+++ Input +++
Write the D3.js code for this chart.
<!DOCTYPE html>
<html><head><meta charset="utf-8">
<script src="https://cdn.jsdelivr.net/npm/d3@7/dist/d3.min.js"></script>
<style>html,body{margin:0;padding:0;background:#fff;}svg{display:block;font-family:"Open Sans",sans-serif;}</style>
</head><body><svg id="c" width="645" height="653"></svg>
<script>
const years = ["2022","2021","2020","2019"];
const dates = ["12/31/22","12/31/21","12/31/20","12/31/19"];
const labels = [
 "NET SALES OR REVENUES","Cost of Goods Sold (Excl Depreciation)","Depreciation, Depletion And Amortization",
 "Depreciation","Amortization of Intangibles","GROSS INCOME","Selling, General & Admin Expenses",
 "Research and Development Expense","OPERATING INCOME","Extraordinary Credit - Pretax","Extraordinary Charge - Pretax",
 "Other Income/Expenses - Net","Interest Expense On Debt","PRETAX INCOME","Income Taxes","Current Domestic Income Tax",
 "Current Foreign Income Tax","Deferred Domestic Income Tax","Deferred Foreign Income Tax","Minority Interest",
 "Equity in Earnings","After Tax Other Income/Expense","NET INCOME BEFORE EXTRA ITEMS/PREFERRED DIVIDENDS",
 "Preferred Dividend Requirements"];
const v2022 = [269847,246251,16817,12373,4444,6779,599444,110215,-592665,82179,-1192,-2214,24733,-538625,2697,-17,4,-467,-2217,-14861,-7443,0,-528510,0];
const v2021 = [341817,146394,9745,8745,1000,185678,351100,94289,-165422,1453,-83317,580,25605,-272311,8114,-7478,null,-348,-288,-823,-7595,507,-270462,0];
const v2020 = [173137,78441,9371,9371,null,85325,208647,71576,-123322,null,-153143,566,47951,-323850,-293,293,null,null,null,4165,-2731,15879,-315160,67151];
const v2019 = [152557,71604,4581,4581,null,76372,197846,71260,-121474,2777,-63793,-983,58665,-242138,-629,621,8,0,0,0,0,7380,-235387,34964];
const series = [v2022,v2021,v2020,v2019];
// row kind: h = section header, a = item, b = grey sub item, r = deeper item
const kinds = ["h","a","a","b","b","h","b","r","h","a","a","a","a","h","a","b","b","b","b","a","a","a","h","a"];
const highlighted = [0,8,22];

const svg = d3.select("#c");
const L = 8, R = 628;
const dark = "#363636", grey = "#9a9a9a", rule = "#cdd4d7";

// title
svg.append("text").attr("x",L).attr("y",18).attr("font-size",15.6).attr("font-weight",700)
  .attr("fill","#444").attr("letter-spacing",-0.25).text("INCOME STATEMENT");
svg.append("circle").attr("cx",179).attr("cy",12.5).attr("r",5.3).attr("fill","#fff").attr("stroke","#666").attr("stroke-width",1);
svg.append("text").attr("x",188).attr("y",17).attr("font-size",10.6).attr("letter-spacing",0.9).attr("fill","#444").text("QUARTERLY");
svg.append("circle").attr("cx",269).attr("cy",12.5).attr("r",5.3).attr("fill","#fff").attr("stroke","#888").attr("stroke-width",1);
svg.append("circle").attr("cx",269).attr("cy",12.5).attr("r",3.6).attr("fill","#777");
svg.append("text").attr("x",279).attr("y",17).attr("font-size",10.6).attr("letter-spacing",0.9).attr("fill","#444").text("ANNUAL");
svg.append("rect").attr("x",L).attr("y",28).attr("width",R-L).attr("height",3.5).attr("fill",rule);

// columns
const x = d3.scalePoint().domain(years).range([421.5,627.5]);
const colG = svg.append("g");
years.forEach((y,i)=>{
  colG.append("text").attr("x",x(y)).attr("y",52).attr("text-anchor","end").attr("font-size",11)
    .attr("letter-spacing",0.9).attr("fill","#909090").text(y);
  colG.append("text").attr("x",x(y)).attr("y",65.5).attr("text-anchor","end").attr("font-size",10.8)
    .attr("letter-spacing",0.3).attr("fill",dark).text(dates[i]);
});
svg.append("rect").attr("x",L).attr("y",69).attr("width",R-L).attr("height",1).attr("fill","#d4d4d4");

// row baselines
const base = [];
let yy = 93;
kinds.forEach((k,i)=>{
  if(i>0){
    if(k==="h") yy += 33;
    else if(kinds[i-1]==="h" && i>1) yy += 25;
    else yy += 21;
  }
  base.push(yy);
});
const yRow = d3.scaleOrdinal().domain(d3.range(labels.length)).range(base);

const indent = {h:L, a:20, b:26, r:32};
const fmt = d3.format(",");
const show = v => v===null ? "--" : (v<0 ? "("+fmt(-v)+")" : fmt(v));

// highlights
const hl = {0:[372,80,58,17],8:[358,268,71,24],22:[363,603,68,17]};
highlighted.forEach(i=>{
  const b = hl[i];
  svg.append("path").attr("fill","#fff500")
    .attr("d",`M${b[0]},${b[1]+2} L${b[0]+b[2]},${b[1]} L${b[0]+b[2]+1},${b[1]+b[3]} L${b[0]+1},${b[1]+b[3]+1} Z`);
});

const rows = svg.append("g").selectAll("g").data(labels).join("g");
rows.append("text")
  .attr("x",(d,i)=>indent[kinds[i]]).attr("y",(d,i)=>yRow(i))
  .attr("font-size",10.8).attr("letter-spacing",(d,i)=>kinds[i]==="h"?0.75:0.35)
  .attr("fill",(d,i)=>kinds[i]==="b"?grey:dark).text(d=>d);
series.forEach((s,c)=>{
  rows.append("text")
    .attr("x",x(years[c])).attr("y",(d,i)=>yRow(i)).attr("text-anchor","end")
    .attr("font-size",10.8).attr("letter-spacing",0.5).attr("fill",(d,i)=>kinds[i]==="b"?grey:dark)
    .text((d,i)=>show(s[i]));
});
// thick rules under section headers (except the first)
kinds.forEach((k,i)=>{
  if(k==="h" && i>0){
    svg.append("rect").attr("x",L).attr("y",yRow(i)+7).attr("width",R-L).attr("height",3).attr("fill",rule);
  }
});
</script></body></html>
+++
+++ Input +++
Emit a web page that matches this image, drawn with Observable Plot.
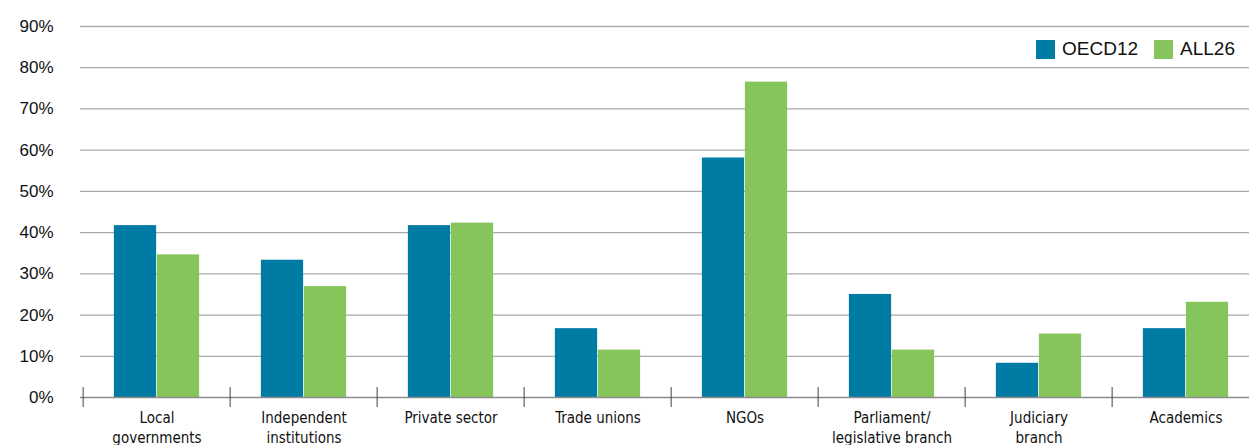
+++
Set task: Look over the records above and copy each line that includes the string "this".

In response:
Write the D3.js code for this chart.
Emit a web page that matches this image, drawn with Observable Plot.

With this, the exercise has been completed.